A. Chronologie (externe) de la publication :
- The Lion, the Witch and the Wardrobe (1950)
- Prince Caspian (1951)
- The Voyage of  the Dawn Treader (1952)
- The Silver Chair (1953)
- The Horse and his Boy (1954)
- The Magician’s Nephew (1955)
- The Last Battle (1956)

B. Chronologie (interne) de l’histoire :
- The Magician’s Nephew (1955)
- The Lion, the Witch and the Wardrobe (1950)
- The Horse and his Boy (1954)
- Prince Caspian (1951)
- The Voyage of  the Dawn Treader (1952)
- The Silver Chair (1953)
- The Last Battle (1956)

            Quitte à choisir, Lewis préférait que les livres soient lus dans l’ordre chronologique interne de l’histoire [voir par exemple CL III, 847-848, n. 43].


            
Lewis a-t-il alors tout simplement interverti par inadvertance dans cette lettre Le Cheval et son écuyer et Le Prince Caspian, au sein de l’ordre chronologique interne (B) ? Ou doit-on y voir un troisième ordre, « plus profond », qui serait théologique, cette fois-ci ? Je n’en sais rien, c’est à travailler...

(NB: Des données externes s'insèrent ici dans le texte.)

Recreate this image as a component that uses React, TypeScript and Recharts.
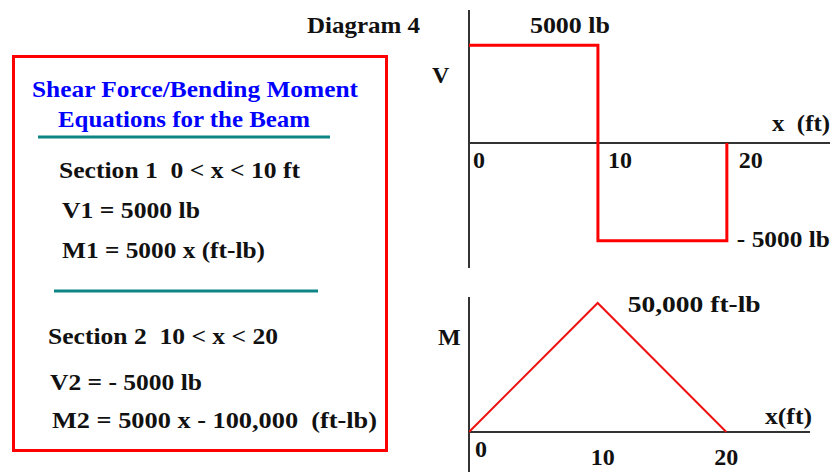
import { Line, LineChart, ReferenceDot, ReferenceLine, XAxis, YAxis } from 'recharts'

// shear diagram: V(x), step drawn with stepAfter
const shearX = [0, 10, 20, 20]
const shearV = [5000, -5000, -5000, 0]

// bending moment diagram: M(x)
const momentX = [0, 10, 20]
const momentM = [0, 50000, 0]

const xTicks = [0, 10, 20]
const tickLabels = ['0', '10', '20']

const shearTop = { x: 10, v: 5000, text: '5000 lb' }
const shearBottom = { x: 20, v: -5000, text: '- 5000 lb' }
const momentPeak = { x: 10, m: 50000, text: '50,000 ft-lb' }

const titleLines = ['Shear Force/Bending Moment', 'Equations for the Beam']
const section1Lines = ['Section 1  0 < x < 10 ft', 'V1 = 5000 lb', 'M1 = 5000 x (ft-lb)']
const section2Lines = ['Section 2  10 < x < 20', 'V2 = - 5000 lb', 'M2 = 5000 x - 100,000  (ft-lb)']

const FONT = "'Liberation Serif', 'Times New Roman', serif"
const AXIS = '#333'
const RED = '#ff0000'
const TEAL = '#0e8585'

const shearData = shearX.map((x, i) => ({ x, v: shearV[i] }))
const momentData = momentX.map((x, i) => ({ x, m: momentM[i] }))

const txt = { fontFamily: FONT, fontWeight: 700, fontSize: 24, fill: '#111', whiteSpace: 'pre' } as const

// label offsets (px) from the scaled point
const shearTickOffset = [4, 10, 12]
const momentTickOffset = [
  { dx: 6, dy: 25, anchor: 'start' },
  { dx: 5, dy: 33, anchor: 'middle' },
  { dx: 0, dy: 33, anchor: 'middle' },
]

// the original uses a wide bitmap Times, so stretch text to its measured width
function T({ x, y, w, children, fill }: { x: number; y: number; w?: number; children: string; fill?: string }) {
  return (
    <text
      x={x}
      y={y}
      textLength={w}
      lengthAdjust={w ? 'spacingAndGlyphs' : undefined}
      style={fill ? { ...txt, fill } : txt}
    >
      {children}
    </text>
  )
}

function textAt(label: string, dx: number, dy: number, w?: number, anchor = 'start') {
  return (p: any) => (
    <text
      x={p.cx + dx}
      y={p.cy + dy}
      textAnchor={anchor}
      textLength={w}
      lengthAdjust={w ? 'spacingAndGlyphs' : undefined}
      style={txt}
    >
      {label}
    </text>
  )
}

function LeftPanel() {
  const titlePos = [
    { x: 32, y: 97, w: 326 },
    { x: 58, y: 127, w: 252 },
  ]
  const s1Pos = [
    { x: 59, y: 178, w: 241 },
    { x: 62, y: 218, w: 138 },
    { x: 62, y: 258, w: 203 },
  ]
  const s2Pos = [
    { x: 48, y: 344, w: 230 },
    { x: 50, y: 390, w: 152 },
    { x: 52, y: 428, w: 325 },
  ]
  return (
    <svg width={834} height={472} style={{ position: 'absolute', left: 0, top: 0 }}>
      <rect x={13.5} y={56.5} width={373} height={394} fill="none" stroke={RED} strokeWidth={3} />
      {titleLines.map((t, i) => (
        <T key={t} {...titlePos[i]} fill="#0000ff">
          {t}
        </T>
      ))}
      <line x1={38} x2={330} y1={137} y2={137} stroke={TEAL} strokeWidth={3} />
      {section1Lines.map((t, i) => (
        <T key={t} {...s1Pos[i]}>
          {t}
        </T>
      ))}
      <line x1={54} x2={318} y1={291} y2={291} stroke={TEAL} strokeWidth={3} />
      {section2Lines.map((t, i) => (
        <T key={t} {...s2Pos[i]}>
          {t}
        </T>
      ))}
      <T x={307} y={33} w={113}>Diagram 4</T>
      <T x={432} y={83}>V</T>
      <T x={772} y={131} w={58}>{'x  (ft)'}</T>
      <T x={438} y={345}>M</T>
      <T x={765} y={424} w={47}>x(ft)</T>
    </svg>
  )
}

export default function App() {
  return (
    <div style={{ position: 'absolute', left: 0, top: 0, width: 834, height: 472, overflow: 'hidden', background: '#fff' }}>
      <LeftPanel />
      <div style={{ position: 'absolute', left: 464, top: 5 }}>
        <LineChart width={371} height={268} data={shearData} margin={{ top: 5, right: 5, bottom: 5, left: 5 }}>
          <XAxis dataKey="x" type="number" domain={[0, 28]} allowDataOverflow hide />
          <YAxis type="number" domain={[-6400, 6800]} allowDataOverflow hide />
          <ReferenceLine y={0} stroke={AXIS} strokeWidth={2} />
          <ReferenceLine x={0} stroke={AXIS} strokeWidth={2} />
          <Line
            dataKey="v"
            type="stepAfter"
            stroke={RED}
            strokeWidth={3}
            dot={false}
            isAnimationActive={false}
          />
          {xTicks.map((t, i) => (
            <ReferenceDot key={t} x={t} y={0} r={0} shape={textAt(tickLabels[i], shearTickOffset[i], 25)} />
          ))}
          <ReferenceDot x={shearTop.x} y={shearTop.v} r={0} shape={textAt(shearTop.text, -68, -12, 80)} />
          <ReferenceDot x={shearBottom.x} y={shearBottom.v} r={0} shape={textAt(shearBottom.text, 10, 6, 93)} />
        </LineChart>
      </div>
      <div style={{ position: 'absolute', left: 464, top: 292 }}>
        <LineChart width={351} height={180} data={momentData} margin={{ top: 5, right: 5, bottom: 0, left: 5 }}>
          <XAxis dataKey="x" type="number" domain={[0, 26.5]} allowDataOverflow hide />
          <YAxis type="number" domain={[-15500, 52300]} allowDataOverflow hide />
          <ReferenceLine y={0} stroke={AXIS} strokeWidth={2} />
          <ReferenceLine x={0} stroke={AXIS} strokeWidth={2} />
          <Line dataKey="m" type="linear" stroke="#ee1111" strokeWidth={2} dot={false} isAnimationActive={false} />
          {xTicks.map((t, i) => (
            <ReferenceDot
              key={t}
              x={t}
              y={0}
              r={0}
              shape={textAt(tickLabels[i], momentTickOffset[i].dx, momentTickOffset[i].dy, undefined, momentTickOffset[i].anchor)}
            />
          ))}
          <ReferenceDot x={momentPeak.x} y={momentPeak.m} r={0} shape={textAt(momentPeak.text, 30, 9, 133)} />
        </LineChart>
      </div>
    </div>
  )
}
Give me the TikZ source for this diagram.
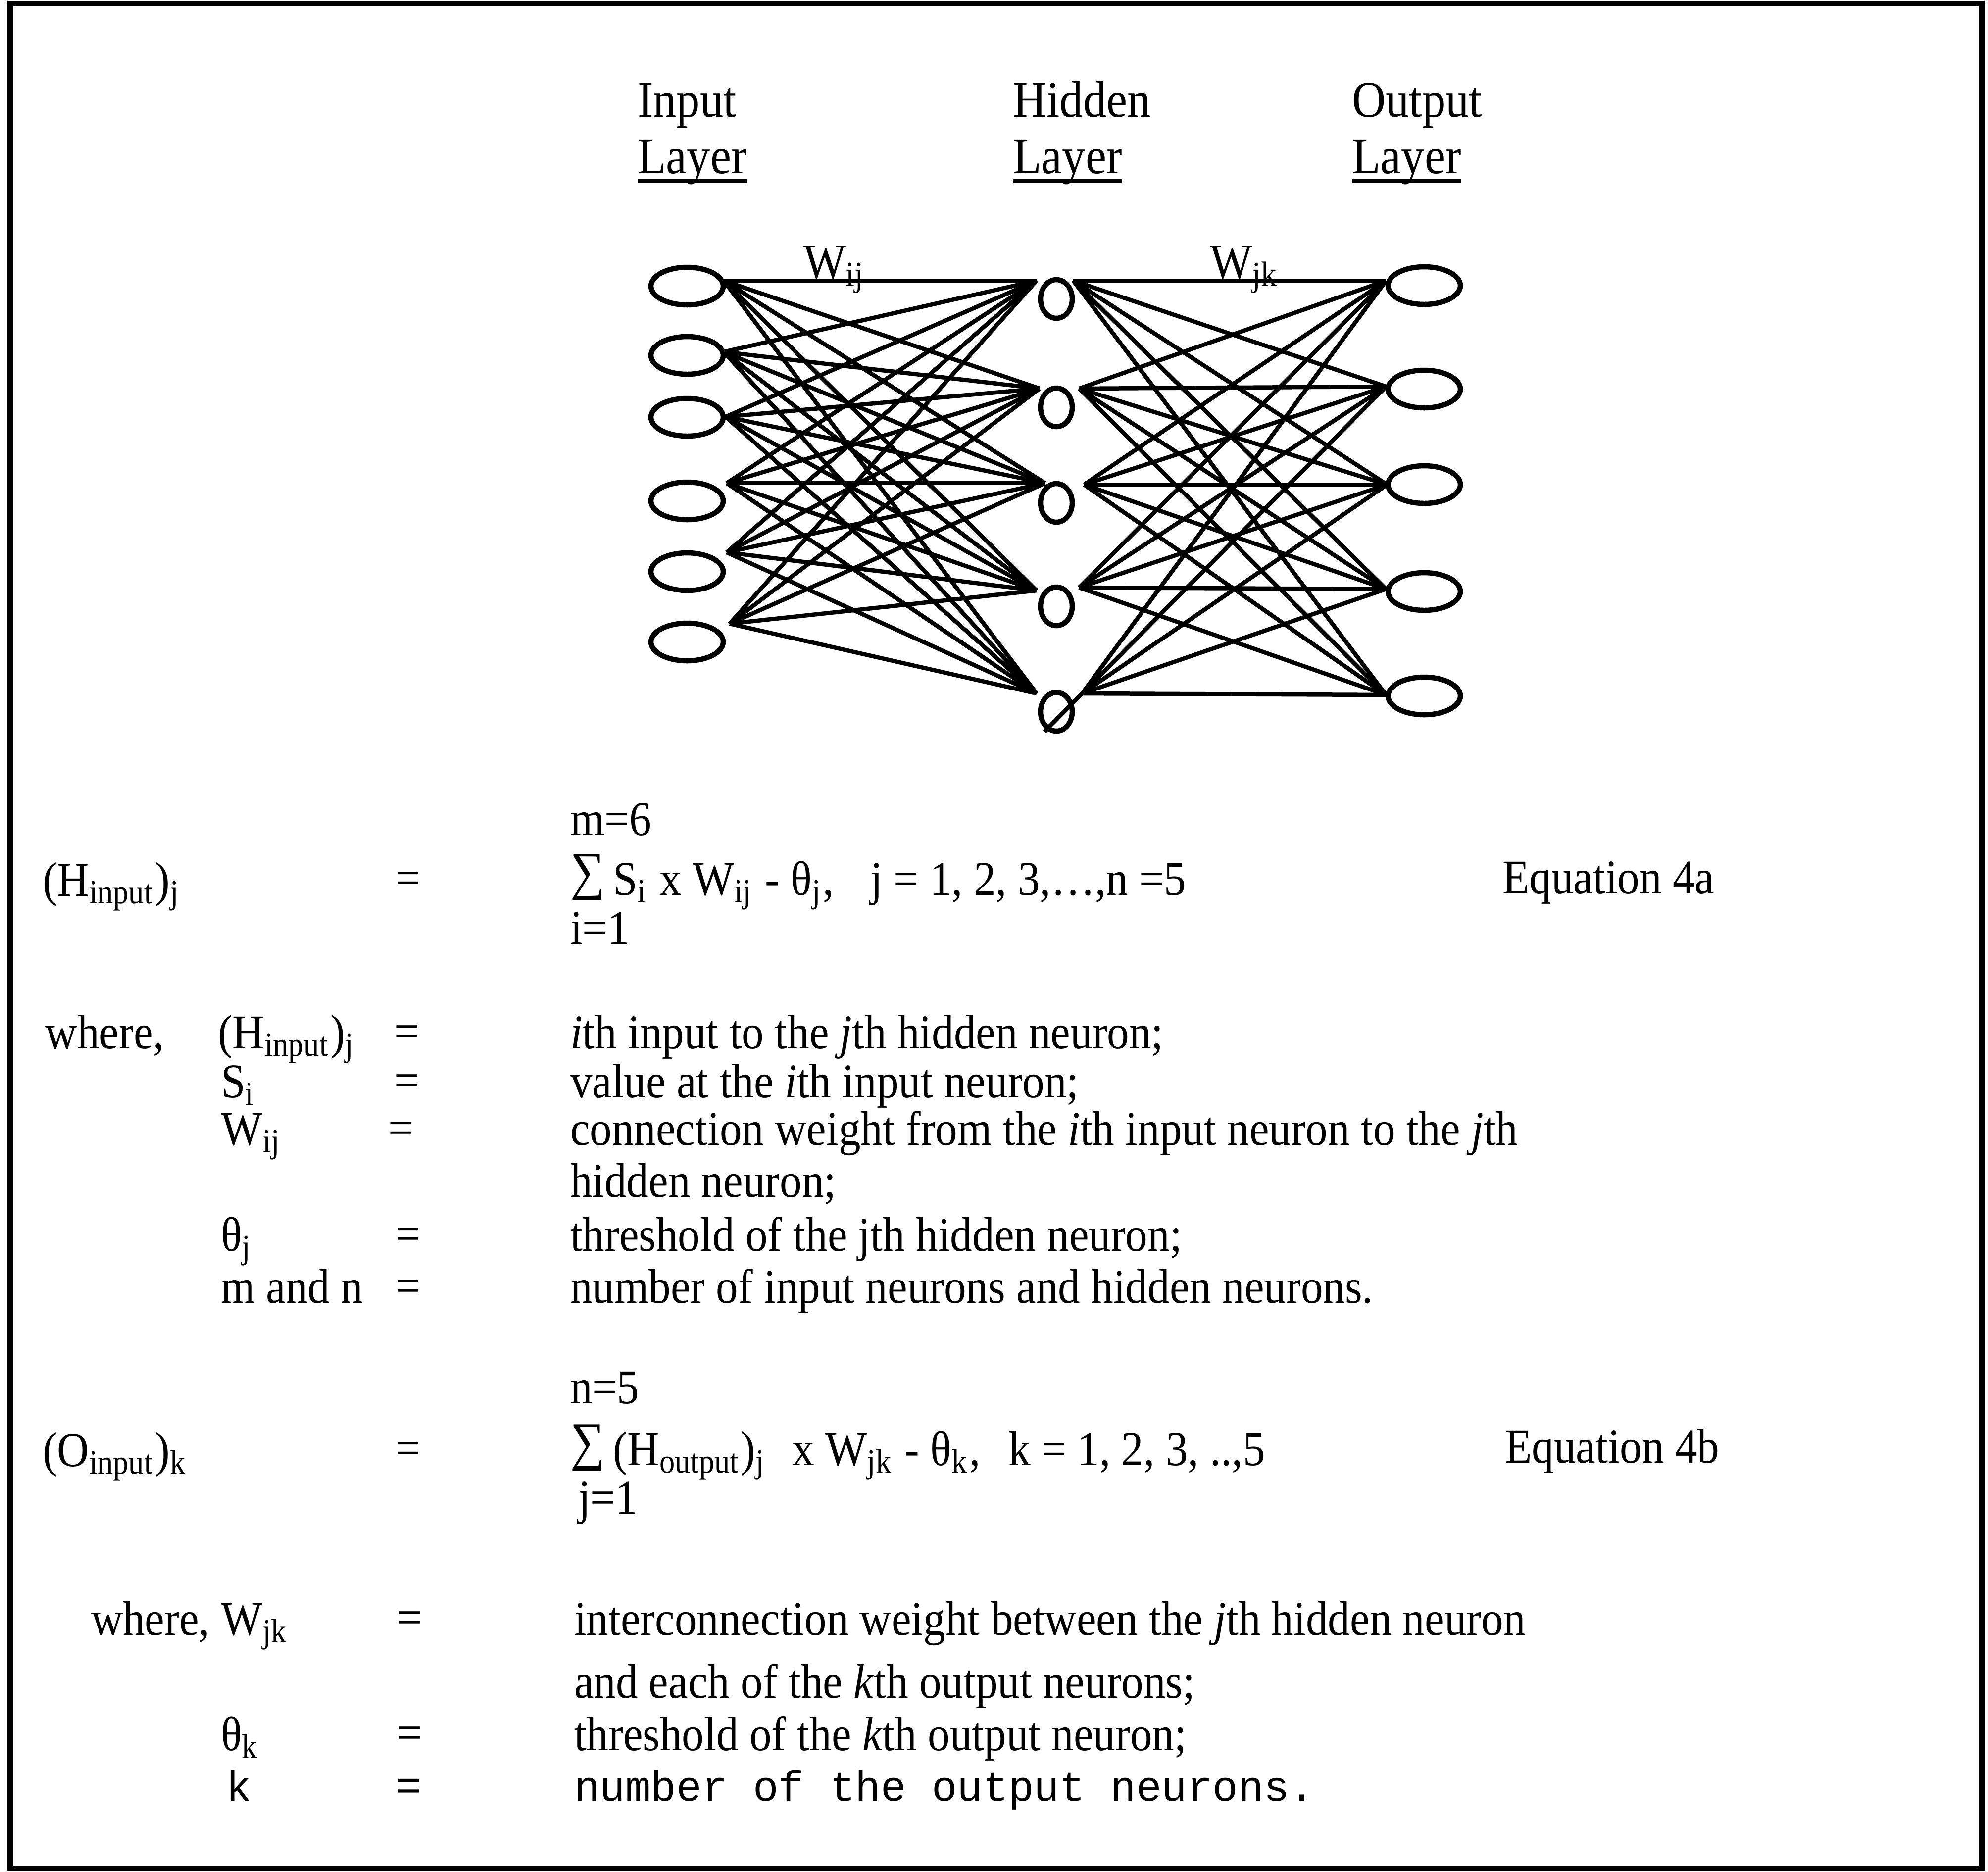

            De toute façon, quand bien même ce serait le cas, il ne faudrait pas le surdéterminer puisque cet ordre ne serait que rétrospectif — Lewis n’ayant pas eu une telle vision d’ensemble au début de la rédaction (voir Irène Fernandez, C.S. Lewis – Mythe, raison ardente, Genève, Ad Solem Éditions, 2005, p. 307-311).